One Stanford University study says that California needs to spend billions more on the state’s PreK-12 public school system. Another Stanford study says that too-generous public pensions are robbing core government programs of needed funds. Will the two disparate ideas end up in a budget package?

A Stanford University and Policy Analysis for California Education (PACE) report entitled Getting Down to Facts II comes ten years after an initial look at California’s education system taking into account all the changes over the past decade. Most newsworthy out of the report was the finance item declaring the need for a 38% increase in education funding to make California students ready for college and careers.

The dollar increase was pegged at about $25 billion, equivalent to about 19% of the state’s general fund.

An earlier study out of Stanford University by the Institute for Economic Policy Research written by former state assemblyman Joe Nation noted that government pension contributions increased 400% from 2002-3 to 2017-18 and that state and local government’s contributions to pension funds would continue to rise much faster that governments’ operation budgets squeezing core functions.

Reforming the pension system to rein in dramatic increases that are reducing funds for other government missions doesn’t mean that education funding that the PACE study experts want will be met. There is not an equivalent dollar for dollar match.

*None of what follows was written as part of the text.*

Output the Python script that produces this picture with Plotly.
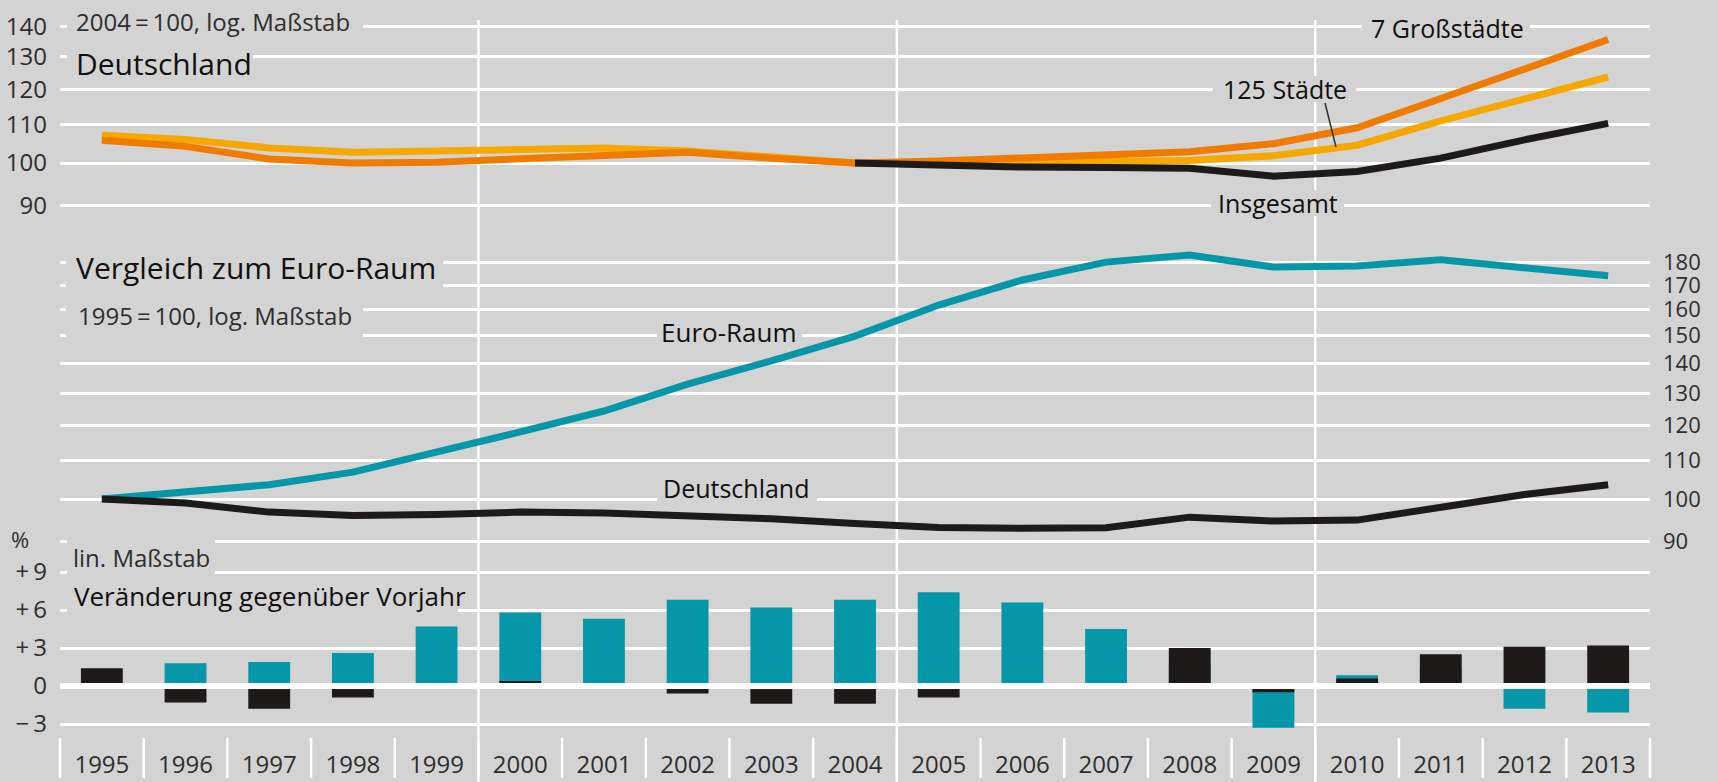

But in considering the two studies there seems to be an opportunity for an honest discussion of government expenditures and spending issues.

As Governor-elect Newsom puts together his first budget he will feel the pressure from dominate Democrats in the legislature and the interest groups that help elect them to increase spending. He would be wise to take a page from Governor Jerry Brown’s governing philosophy and row a little on each side of the canoe.

Meeting all the spending requirements demanded by advocates would amount to an unbearable burden of taxpayers. Where will the new administration go to prove it is concerned with government efficiencies in minding tax dollars?

Taking on the pension issue would be a good place to implement spending restraint while at the same time dealing with those interests that demand more revenue. The different Stanford studies can open the debate.